GASS is composed of a soft and stretchable elastomer that has five arms that are pneumatically actuated. Individual control of the flexible arms gives the robot excellent amphibious crawling capabilities much like a sea star. At the tip of each limb is a pneumatically actuated expandable gecko patch. The team developed a novel fabrication method that allowed them to pattern microscale structures over the entire patch using diffraction grating arrays that are inexpensive and widely available commercially. When the gecko patches are actuated, they expand and the internal air pressure exerts enough force to attach it to even challenging surfaces.

The combination of adhesion and flexible crawling give the GASS robot a unique ability to navigate wet or dry surfaces with ease, in or out of water. The team tested the robot’s performance on glass, acrylic, and stainless-steel surfaces and it was discovered that it could crawl up 25 degree inclines and statically hold its position on slopes of up to 51 degrees. The addition of the gecko patches were demonstrated to improve the robot’s crawling by a factor of 59 on flat, dry surfaces.

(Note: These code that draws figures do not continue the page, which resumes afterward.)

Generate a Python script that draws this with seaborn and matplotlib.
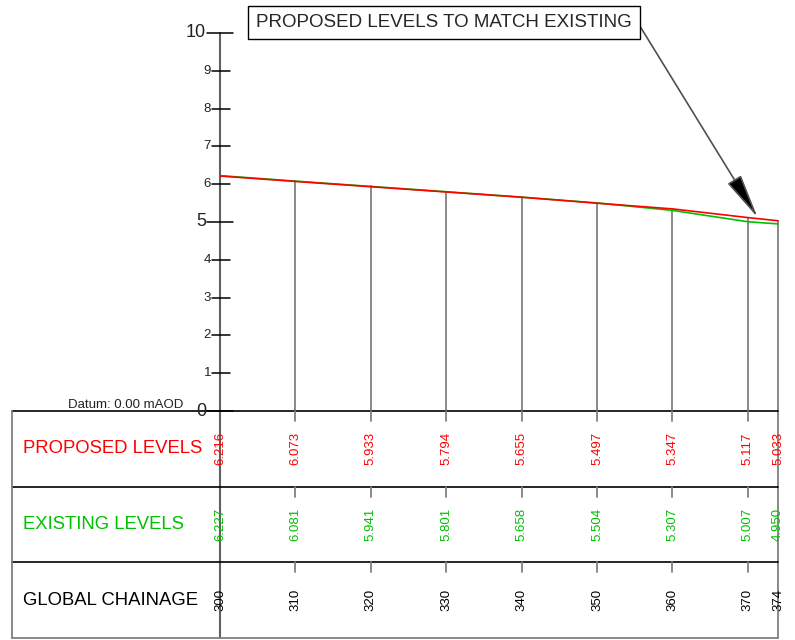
import numpy as np
import pandas as pd
import matplotlib.pyplot as plt
import seaborn as sns

# long section data
chainage = [300, 310, 320, 330, 340, 350, 360, 370, 374]
proposed = [6.216, 6.073, 5.933, 5.794, 5.655, 5.497, 5.347, 5.117, 5.033]
existing = [6.227, 6.081, 5.941, 5.801, 5.658, 5.504, 5.307, 5.007, 4.950]
level_ticks = [0, 1, 2, 3, 4, 5, 6, 7, 8, 9, 10]
major_ticks = [0, 5, 10]
row_labels = ["PROPOSED LEVELS", "EXISTING LEVELS", "GLOBAL CHAINAGE"]
note = "PROPOSED LEVELS TO MATCH EXISTING"
datum = "Datum: 0.00 mAOD"

RED = "#ff0000"
GREEN = "#00c000"
GREY = "#808080"

sns.set_style("white")
plt.rcParams['font.family'] = ['Liberation Sans', 'DejaVu Sans']

fig = plt.figure(figsize=(7.95, 6.4), dpi=100)
ax = fig.add_axes([0, 0, 1, 1])

# drawing scale (px per unit) and origin in pixels
sx, sy = 7.5405, 37.8
x0, y0 = 220, 411
ax.set_xlim(300 - x0 / sx, 300 + (795 - x0) / sx)
ax.set_ylim(-(640 - y0) / sy, y0 / sy)
ax.axis('off')

ch0, ch1 = chainage[0], chainage[-1]
row_h = 75.7 / sy
left = ch0 - 208 / sx
rows_top = [0, -row_h, -2 * row_h]
bottom = -3 * row_h

# profile lines
df = pd.DataFrame({'chainage': chainage * 2,
                   'level': proposed + existing,
                   'series': ['Proposed'] * len(chainage) + ['Existing'] * len(chainage)})
sns.lineplot(data=df, x='chainage', y='level', hue='series',
             palette={'Proposed': RED, 'Existing': GREEN},
             hue_order=['Existing', 'Proposed'],
             legend=False, lw=1.2, ax=ax, zorder=3)

# verticals at each chainage
for ch, p, e in zip(chainage[1:], proposed[1:], existing[1:]):
    ax.plot([ch, ch], [0, max(p, e)], color=GREY, lw=1.3, zorder=2)
ax.plot([ch1, ch1], [bottom, 0], color=GREY, lw=1.3)
ax.plot([ch0, ch0], [bottom, level_ticks[-1]], color='#606060', lw=1.5)

# level axis ticks
for t in level_ticks:
    big = t in major_ticks
    a, b = (13, 13) if big else (8, 10)
    ax.plot([ch0 - a / sx, ch0 + b / sx], [t, t], color='black', lw=1.1)
    ax.text(ch0 - (a + 1) / sx, t, str(t), ha='right', va='center',
            fontsize=13 if big else 9.5, color='#222222')

# table grid
for y in rows_top:
    ax.plot([left, ch1], [y, y], color='black', lw=1.2)
ax.plot([left, ch1], [bottom, bottom], color=GREY, lw=1.3)
ax.plot([left, left], [bottom, 0], color=GREY, lw=1.3)
for ch in chainage[1:-1]:
    for y in rows_top:
        ax.plot([ch, ch], [y, y - 10 / sy], color=GREY, lw=1.3)

# table text
colors = [RED, GREEN, 'black']
values = [[f"{v:.3f}" for v in proposed], [f"{v:.3f}" for v in existing],
          [str(c) for c in chainage]]
for y, lab, col, vals in zip(rows_top, row_labels, colors, values):
    mid = y - row_h / 2
    ax.text(left + 11 / sx, mid, lab, ha='left', va='center', fontsize=13.3, color=col)
    for ch, v in zip(chainage, vals):
        ax.text(ch, mid, v, rotation=90, ha='center', va='center',
                fontsize=9.5, color=col)

ax.text(ch0 - 152 / sx, 3 / sy, datum, ha='left', va='baseline',
        fontsize=9.5, color='#222222')

# callout box and leader
ax.text(ch0 + 224 / sx, (y0 - 22.5) / sy, note, ha='center', va='center',
        fontsize=13.5, zorder=5,
        bbox=dict(boxstyle='square,pad=0.42', fc='white', ec='black', lw=1))
ax.annotate('', xy=(371.3, 5.12), xytext=(ch0 + 418 / sx, (y0 - 23) / sy),
            arrowprops=dict(arrowstyle='-|>,head_length=2.0,head_width=0.35',
                            fc='black', ec='#505050', lw=1.2,
                            shrinkA=0, shrinkB=0, mutation_scale=14),
            annotation_clip=False)

fig.savefig('out.png', dpi=100, facecolor='white')
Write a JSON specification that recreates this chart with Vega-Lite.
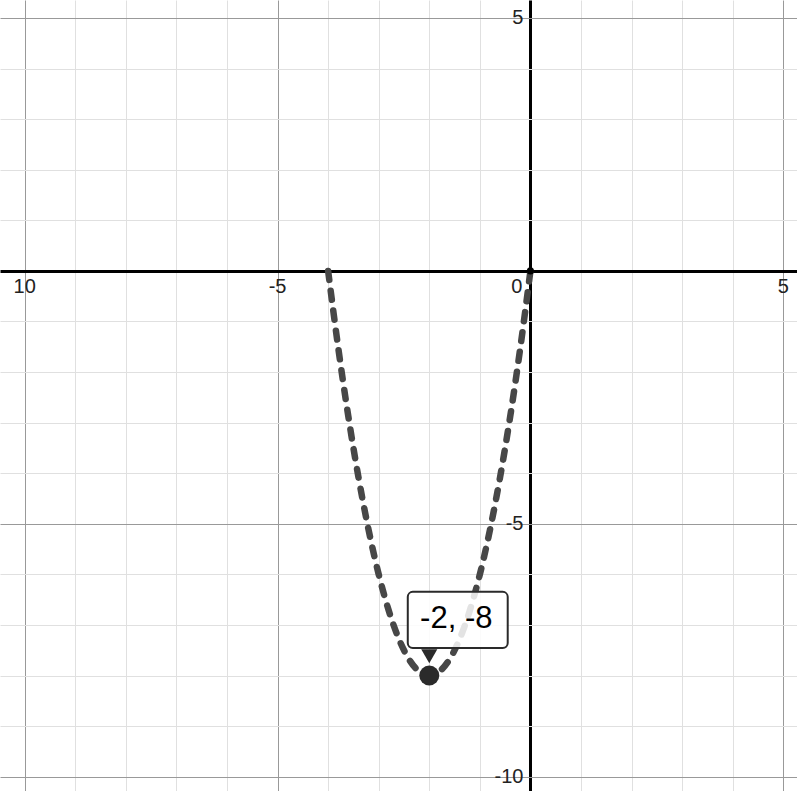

At present the GASS crawler utilizes an open-loop control system, so the team is exploring ways to integrate sensory feedback into the algorithm. They are also looking for ways to simplify the fabrication process to make it more practical for others to build new GASS crawlers. Moreover, the researchers are considering different types of gecko-inspired adhesives that could be used in future versions of the robot — they believe that upgrades could allow the robot to crawl faster, and under more challenging environmental conditions.